Nothing after the line with "W, H = 1356, 450" belongs in the copy; extract the lines below from the top through that line, pictures left out.

— Start of MATERIAL FOR THIS EXERCISE —

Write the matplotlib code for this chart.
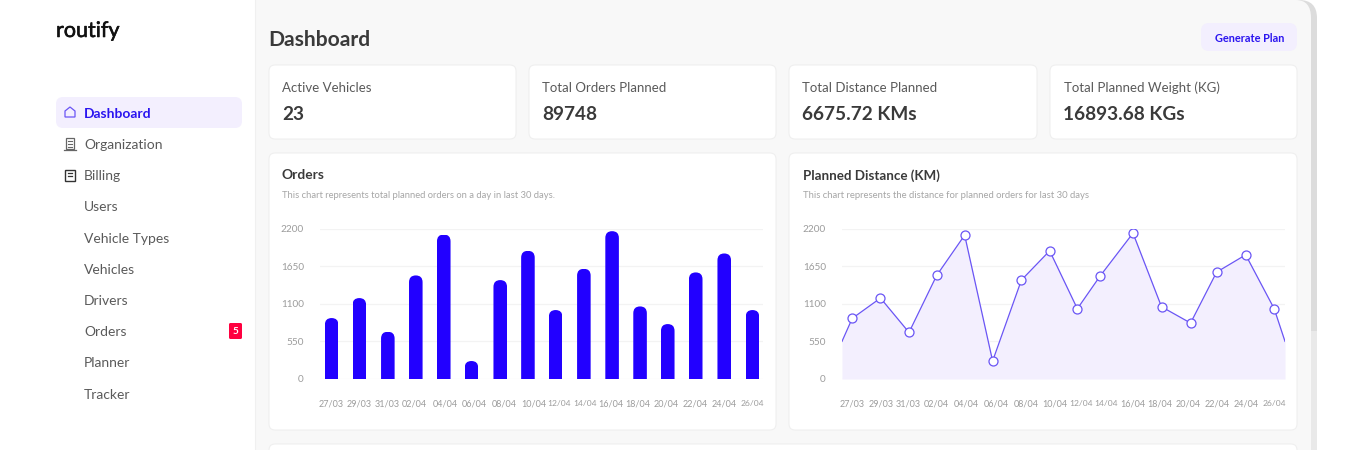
import matplotlib
matplotlib.use('Agg')
import matplotlib.pyplot as plt
import matplotlib.patheffects as pe
from matplotlib.patches import FancyBboxPatch, Rectangle, Polygon, PathPatch
from matplotlib.path import Path
from matplotlib.transforms import IdentityTransform

plt.rcParams['font.family'] = ['Lato', 'DejaVu Sans']

W, H = 1356, 450

# data
dates = ['27/03', '29/03', '31/03', '02/04', '04/04', '06/04', '08/04', '10/04',
         '12/04', '14/04', '16/04', '18/04', '20/04', '22/04', '24/04', '26/04']
y_ticks = [0, 550, 1100, 1650, 2200]
orders = [891, 1183, 691, 1514, 2112, 263, 1446, 1874, 1008, 1611, 2161, 1061, 803, 1558, 1835, 1008]
distance = [550, 886, 1183, 681, 1514, 2103, 263, 1446, 1874, 1027, 1504, 2132, 1056, 818, 1562, 1815, 1027, 550]
# positions of the marks along the 0-16 slot axis
orders_x = [.42, 1.42, 2.45, 3.46, 4.47, 5.47, 6.51, 7.51, 8.51, 9.53, 10.55, 11.56, 12.56, 13.57, 14.6, 15.62]
distance_x = [0, .37, 1.39, 2.42, 3.42, 4.43, 5.44, 6.48, 7.5, 8.5, 9.32, 10.51, 11.54, 12.59, 13.53, 14.58, 15.61, 16]
orders_ticks = [.42, 1.43, 2.41, 3.42, 4.51, 5.59, 6.66, 7.71, 8.65, 9.57, 10.52, 11.48, 12.51, 13.55, 14.58, 15.6]
distance_ticks = [.38, 1.41, 2.38, 3.4, 4.48, 5.56, 6.64, 7.7, 8.62, 9.54, 10.5, 11.46, 12.49, 13.56, 14.58, 15.6]
small_dates = ['12/04', '14/04', '26/04']

kpi_names = ['Active Vehicles', 'Total Orders Planned', 'Total Distance Planned', 'Total Planned Weight (KG)']
kpi_values = ['23', '89748', '6675.72 KMs', '16893.68 KGs']
nav_items = ['Dashboard', 'Organization', 'Billing', 'Users', 'Vehicle Types', 'Vehicles',
             'Drivers', 'Orders', 'Planner', 'Tracker']

BLUE = '#2200ff'
ACCENT = '#2a14f0'
LILAC = '#f3effe'
LINE = '#6a55f5'
DARK = '#3a3a3a'
NAV = '#5a5a5a'
SUB = '#a6a6a6'
TICK = '#9c9c9c'


def px(size):
    return size * 0.72


def card(ax, x0, y0, x1, y1, r=6, fc='white', ec='#efefef', lw=0.8, z=2):
    ax.add_patch(FancyBboxPatch((x0 + r, y0 + r), x1 - x0 - 2 * r, y1 - y0 - 2 * r,
                                boxstyle=f'round,pad={r},rounding_size={r}',
                                fc=fc, ec=ec, lw=lw, zorder=z))


fig = plt.figure(figsize=(W / 100, H / 100), dpi=100, facecolor='white')

# page chrome, in pixels
ui = fig.add_axes([0, 0, 1, 1])
ui.set_xlim(0, W)
ui.set_ylim(H, 0)
ui.axis('off')

# main panel with curved top right corner
verts = [(255, 0), (1299, 0), (1317, 0), (1317, 18), (1317, 450), (255, 450), (255, 0)]
codes = [Path.MOVETO, Path.LINETO, Path.CURVE3, Path.CURVE3, Path.LINETO, Path.LINETO, Path.CLOSEPOLY]
ui.add_patch(PathPatch(Path(verts, codes), fc='#dcdcdc', ec='none', zorder=0))
ui.add_patch(Rectangle((1311, 331), 6, 119, fc='#e9e9e9', ec='none', zorder=0.5))
verts = [(255, 0), (1296, 0), (1311, 0), (1311, 18), (1311, 450), (255, 450), (255, 0)]
ui.add_patch(PathPatch(Path(verts, codes), fc='#f8f8f8', ec='none', zorder=1))
ui.plot([255, 255], [0, 450], color='#f0f0f0', lw=0.8, zorder=1.5)

logo = ui.text(56, 31, 'routify', fontsize=px(21.5), color='#111111', va='center', ha='left')
logo.set_path_effects([pe.withStroke(linewidth=0.4, foreground='#111111')])

# sidebar
card(ui, 56, 97, 242, 128, r=7, fc=LILAC, ec='none', lw=0)
nav_y = [113, 144, 175, 206, 238, 269, 300, 331, 362, 394]
for name, y in zip(nav_items, nav_y):
    active = name == 'Dashboard'
    ui.text(84, y + 0.8, name, fontsize=px(13.9), color=ACCENT if active else NAV, va='center',
            weight='bold' if active else 'normal', zorder=3)

ui.add_patch(Polygon([(65, 117), (65, 111), (70, 107), (75, 111), (75, 117)], closed=True,
                     fc='none', ec='#6a55f5', lw=0.9, zorder=3))
ui.add_patch(Rectangle((66, 138), 8, 11, fc='none', ec='#666666', lw=0.9, zorder=3))
ui.plot([64, 76], [149.5, 149.5], color='#666666', lw=0.9, zorder=3)
for yy in (141, 144, 146.5):
    ui.plot([68, 72], [yy, yy], color='#666666', lw=0.8, zorder=3)
ui.add_patch(Rectangle((65, 169.5), 10, 11, fc='none', ec='#333333', lw=1, zorder=3))
ui.plot([68, 72], [173, 173], color='#333333', lw=0.9, zorder=3)
ui.plot([68, 72], [176, 176], color='#333333', lw=0.9, zorder=3)

card(ui, 229, 323, 242, 339, r=1.5, fc='#ff0040', ec='none', lw=0)
ui.text(235.5, 331, '5', fontsize=px(10), color='white', ha='center', va='center', weight='bold', zorder=3)

# header
ui.text(268.5, 40.3, 'Dashboard', fontsize=px(21), color=DARK, va='center', weight='bold')
card(ui, 1201, 23, 1297, 51, r=8, fc=LILAC, ec='none', lw=0)
ui.text(1249.5, 38, 'Generate Plan', fontsize=px(11), color=ACCENT, ha='center', va='center',
        weight='bold', zorder=3)

# kpi cards
kpi_left = [269, 529, 789, 1050]
kpi_right = [516, 776, 1037, 1297]
for x0, x1, name, value in zip(kpi_left, kpi_right, kpi_names, kpi_values):
    card(ui, x0, 65, x1, 139)
    ui.text(x0 + 13.5, 87.6, name, fontsize=px(13.2), color=NAV, va='center', zorder=3)
    ui.text(x0 + 13, 114.6, value, fontsize=px(19), color=DARK, va='center', weight='bold', zorder=3)

# chart cards
card(ui, 269, 153, 776, 430)
card(ui, 789, 153, 1297, 430)
card(ui, 269, 444, 1297, 470)
ui.text(282, 175.2, 'Orders', fontsize=px(13.7), color=DARK, va='center', weight='bold', zorder=3)
ui.text(803, 175.2, 'Planned Distance (KM)', fontsize=px(13.4), color=DARK, va='center', weight='bold', zorder=3)
ui.text(282, 195.8, 'This chart represents total planned orders on a day in last 30 days.',
        fontsize=px(9.42), color=SUB, va='center', zorder=3)
ui.text(803, 195.8, 'This chart represents the distance for planned orders for last 30 days',
        fontsize=px(9.45), color=SUB, va='center', zorder=3)


def chart_axes(x0, x1, ticks):
    ax = fig.add_axes([x0 / W, 1 - 379 / H, (x1 - x0) / W, (379 - 228.5) / H])
    ax.patch.set_visible(False)
    ax.set_xlim(0, 16)
    ax.set_ylim(0, 2200)
    ax.set_yticks(y_ticks)
    ax.set_yticklabels([str(v) for v in y_ticks])
    ax.set_xticks(ticks)
    ax.set_xticklabels(dates)
    ax.tick_params(axis='y', length=0, pad=px(16), labelsize=px(10), labelcolor=TICK)
    ax.tick_params(axis='x', length=0, pad=px(20.5), labelsize=px(9), labelcolor=TICK)
    for lab in ax.get_xticklabels():
        if lab.get_text() in small_dates:
            lab.set_fontsize(px(8.5))
    ax.grid(axis='y', color='#f3f3f3', lw=0.9)
    ax.set_axisbelow(True)
    for s in ax.spines.values():
        s.set_visible(False)
    return ax


# orders bars with rounded tops
ax1 = chart_axes(320, 763, orders_ticks)
bars = ax1.bar(orders_x, orders, width=0.49, color=BLUE, zorder=2)
for b in bars:
    (bx0, by0), (bx1, by1) = ax1.transData.transform([(b.get_x(), 0), (b.get_x() + b.get_width(), b.get_height())])
    r = (bx1 - bx0) / 2
    clip = FancyBboxPatch((bx0 + r, by0 - 20 + r), bx1 - bx0 - 2 * r, by1 - by0 + 20 - 2 * r,
                          boxstyle=f'round,pad={r},rounding_size={r}', transform=IdentityTransform())
    b.set_clip_path(clip)

# distance area
ax2 = chart_axes(842, 1285, distance_ticks)
ax2.fill_between(distance_x, distance, 0, color=LILAC, lw=0, zorder=2)
ax2.plot(distance_x, distance, color=LINE, lw=0.9, zorder=3)
ax2.plot(distance_x[1:-1], distance[1:-1], 'o', ms=px(9), mfc='white', mec=LINE, mew=0.9, zorder=4)

fig.savefig('out.png', dpi=100)
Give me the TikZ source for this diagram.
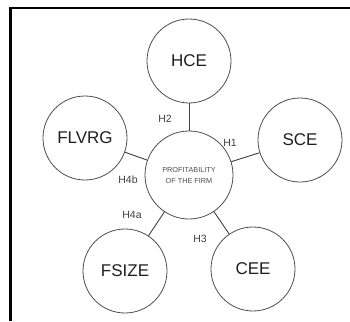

— End of MATERIAL FOR THIS EXERCISE —

> EXERCISE SOLUTION
Write the matplotlib code for this chart.
import matplotlib
matplotlib.use('Agg')
import matplotlib.pyplot as plt
import matplotlib.patheffects as pe
from matplotlib.patches import FancyBboxPatch, Rectangle, Polygon, PathPatch
from matplotlib.path import Path
from matplotlib.transforms import IdentityTransform

plt.rcParams['font.family'] = ['Lato', 'DejaVu Sans']

W, H = 1356, 450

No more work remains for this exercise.